I’ve been reading the other Why I Donate Week posts with interest. One of the main things that struck me reading them was something like: it seems like giving is a big part of these people’s lives – which is beautiful and I love it. But I mostly don’t relate to it in a very similar way myself, so I thought I’d write this for a different perspective!
I took the 10% Pledge in 2017, and have been giving at least 10% since then.[1] Currently I give in a vaguely Further-Pledge-like way, i.e. everything above a threshold that’s currently about £34k/year after tax. That currently works out to giving around 40% of my gross/pre-tax income, though that might change in either direction in future.
The main way I relate to giving is honestly that I don’t think I relate to it very much at all. If I ask myself how it feels, the main things that come to mind are like: feels easy, feels obvious, doesn’t feel dramatic.

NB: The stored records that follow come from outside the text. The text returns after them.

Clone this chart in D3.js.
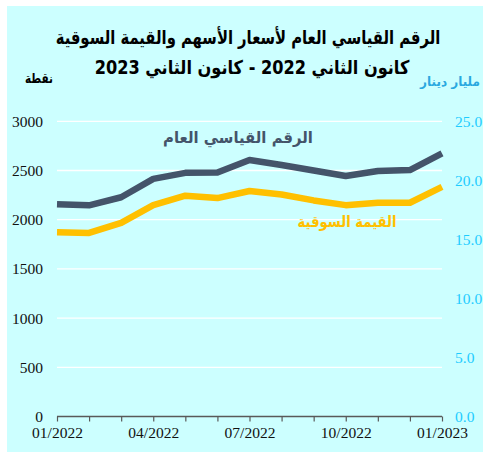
<!DOCTYPE html>
<html><head><meta charset="utf-8">
<script src="https://cdn.jsdelivr.net/npm/d3@7"></script>
<style>body{margin:0;background:#fff}svg{display:block}</style>
</head><body>
<svg id="c" width="483" height="456"></svg>
<script>
const months = ["01/2022","02/2022","03/2022","04/2022","05/2022","06/2022","07/2022","08/2022","09/2022","10/2022","11/2022","12/2022","01/2023"];
const tickLabels = ["01/2022","04/2022","07/2022","10/2022","01/2023"];
const indexValues = [2157,2146,2228,2415,2476,2480,2607,2556,2500,2444,2495,2505,2675];
const marketValues = [15.6,15.55,16.4,17.9,18.7,18.5,19.1,18.8,18.3,17.9,18.1,18.1,19.45];
const leftTicks = [0,500,1000,1500,2000,2500,3000];
const rightTicks = [0,5,10,15,20,25];
const titleLines = ["الرقم القياسي العام لأسعار الأسهم  والقيمة السوقية","كانون الثاني 2022 - كانون الثاني 2023"];

const svg = d3.select("#c");
svg.append("rect").attr("x",7).attr("y",6).attr("width",476).attr("height",446).attr("fill","#CCFFFF");

const x = d3.scalePoint().domain(months).range([57,442]);
const yL = d3.scaleLinear().domain([0,3000]).range([416.5,121.3]);
const yR = d3.scaleLinear().domain([0,25]).range([416.5,121.3]);

// gridlines
svg.append("g").selectAll("line").data(leftTicks.filter(d=>d>0)).join("line")
  .attr("x1",57).attr("x2",442).attr("y1",d=>yL(d)).attr("y2",d=>yL(d))
  .attr("stroke","#fff").attr("stroke-width",1.3);

// left axis
const gl = svg.append("g").attr("transform","translate(57,0)")
  .call(d3.axisLeft(yL).tickValues(leftTicks).tickSize(0).tickPadding(14).tickFormat(d3.format("d")));
gl.select(".domain").remove();
gl.selectAll("text").attr("font-family","Liberation Serif").attr("font-size",15.5).attr("fill","#111");

// right axis
const gr = svg.append("g").attr("transform","translate(442,0)")
  .call(d3.axisRight(yR).tickValues(rightTicks).tickSize(0).tickPadding(13).tickFormat(d3.format(".1f")));
gr.select(".domain").remove();
gr.selectAll("text").attr("font-family","Liberation Serif").attr("font-size",15.5).attr("fill","#1FCCFF");

// bottom axis
const gb = svg.append("g").attr("transform","translate(0,416.5)")
  .call(d3.axisBottom(x).tickSize(5).tickPadding(5).tickFormat(d=>tickLabels.includes(d)?d:""));
gb.select(".domain").attr("stroke","#595959").attr("stroke-width",1.5).attr("d","M57,0H442");
gb.selectAll(".tick line").attr("stroke","#595959").attr("stroke-width",1.2);
gb.selectAll("text").attr("font-family","Liberation Serif").attr("font-size",15.5).attr("fill","#111");

// lines
svg.append("path").datum(marketValues)
  .attr("d",d3.line().x((d,i)=>x(months[i])).y(d=>yR(d)))
  .attr("fill","none").attr("stroke","#FFC000").attr("stroke-width",6.5).attr("stroke-linejoin","round");
svg.append("path").datum(indexValues)
  .attr("d",d3.line().x((d,i)=>x(months[i])).y(d=>yL(d)))
  .attr("fill","none").attr("stroke","#44546A").attr("stroke-width",6.5).attr("stroke-linejoin","round");

// fitted Arabic text: natural width measured, then horizontally scaled to the target width
function fitText(txt, cx, y, size, width, color){
  const g = svg.append("g");
  const t = g.append("text").attr("x",0).attr("y",0).attr("text-anchor","middle")
    .attr("font-family","DejaVu Sans").attr("font-size",size).attr("font-weight","bold")
    .attr("fill",color).text(txt);
  const w = t.node().getComputedTextLength();
  g.attr("transform",`translate(${cx},${y}) scale(${width/w},1)`);
}

fitText("الرقم  القياسي  العام", 238, 143, 16, 150, "#44546A");
fitText("القيمة السوقية", 347, 227, 16, 99, "#FFC000");
fitText(titleLines[0], 248, 44, 19, 385, "#000");
fitText(titleLines[1], 252, 74, 19, 315, "#000");
fitText("نقطة", 39, 83, 13.5, 28, "#000");
fitText("مليار دينار", 450, 86, 13, 60, "#2AA8E0");
</script>
</body></html>
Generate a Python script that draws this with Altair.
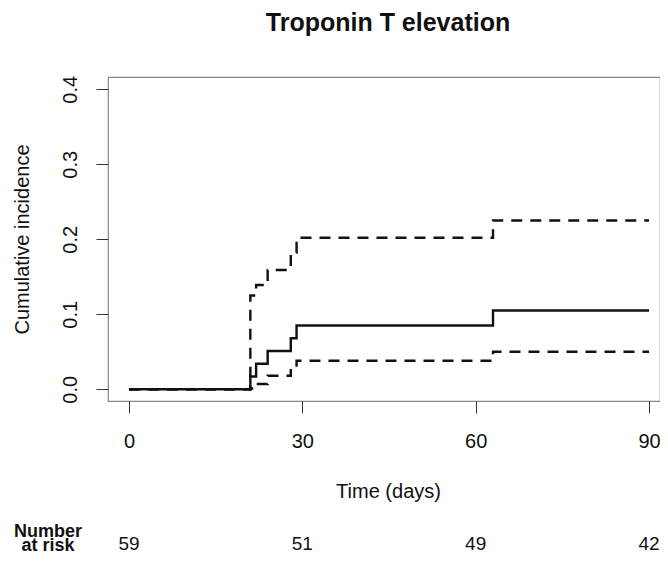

If I ask myself why I give, or how I feel about giving, the thing that feels most true is:
- With my current level of giving, I feel like I have a nice life. I rent a nice house with my partner, I buy things when I want them, I go on holiday. I do not feel very frugal; I spent about £2000 on travelling for fun this year. I save about 20% of my post-donations net income per year, on top of pension contributions that I’m satisfied have me on a good track for retirement. So overall, I just don’t feel very held back by money.
- EA has taught me that there are very effective giving opportunities. My money can expectedly save a life for £4000.[2] And to the extent I’m giving to other cause areas, it’s because I think that giving does even more good.
- So: I have a nice life, don’t feel constrained by money, and giving away money can literally save lives. It just… seems extremely obvious that I’d want to give away a lot of money? What on earth else would I want to do with it, given these facts?
(Of course, by this I don’t mean that it would be obvious for everyone! Everyone’s situation is different, people have different needs, and I love the diversity of different approaches to giving in this community.)
There are other perspectives which seem true to me, which I can inhabit if I think about it, and which I expect are underlying that “seems obvious” if I interrogated why I believe that. E.g.:
- If I can help others by a huge amount, by sacrificing only a small amount myself, I think I have an ethical obligation to do so.
- I have a high income by UK standards, and an extremely high income by global standards. This is ~solely due to luck and privilege, and that’s unfair. The right response to privilege is to use it to help others who don’t have it.
- I don’t think there’s an especially important sense in which “my” money is mine; I think the state would be justified in expropriating and redistributing way more of my income.[3]
But they don’t feel like very salient reasons to me. Giving just doesn’t feel like a notable aspect of my life to me. It’s something I think about occasionally when I decide where to donate, or decide how much I’m donating next year; and otherwise isn’t very relevant to my experience.
Historically speaking, I expect it’s way easier for me to feel this way because I decided to give while I was a student. I’ve been giving for as long as I had an independent income, and I’ve never seen my disposable income drop because of giving.[4] So that’s something to speak for starting early!
Many thanks to those who organised Why I Donate Week: seems great, plus you successfully got me to actually write a Forum post for the first time ever, after about 10 years of reading![5]
- ^
The full version is that, for the first few years of earnings, if I only had money from my own earnings, I would probably have suspended my pledge for a few years until I had a year of runway saved or something. But I had some ~inheritance / family money, so I kept giving.
- ^
I didn’t look up that number, don’t quote me, but I know it’s not extremely far off.
- ^
Yes, I acknowledge that some versions of it might not be for the overall good due to second-order effects on incentives for wealth creation or whatever. But at least, to the extent that that’s the case, that feels like a sad fact to me: if the money it’d take to solve all the world’s problems is just sitting right there in the bank accounts of rich people like me, but we can’t take it because that’d be even worse in the long run? Maybe true, but sad.
- ^
I currently decide my threshold for each year by letting my post-donation-post-tax income grow a bit each year – currently using the probably-overcomplicated approach of taking the midpoint of UK inflation and earnings growth since a baseline year. Plus I’d adjust it for any big changes in costs that seem either ~altruistically justified (e.g. if I took an impactful job that increased my commute costs a lot, or if I stopped doing that) or like a big life thing that I think it makes sense to accommodate (e.g. if I had children). But I might change that in future, e.g. I’ve considered having a somewhat lower threshold but donating e.g. 80% of my income above it rather than 100%.
- ^
possibly of reading unhealthily much…

"I don’t think there’s an especially important sense in which “my” money is mine; I think the state would be justified in expropriating and redistributing way more of my income.[3]"
I've been interested to see this (or a similar) sentiment expressed over a number of posts which was quite unexpected!
Nice, can relate. Thanks for sharing.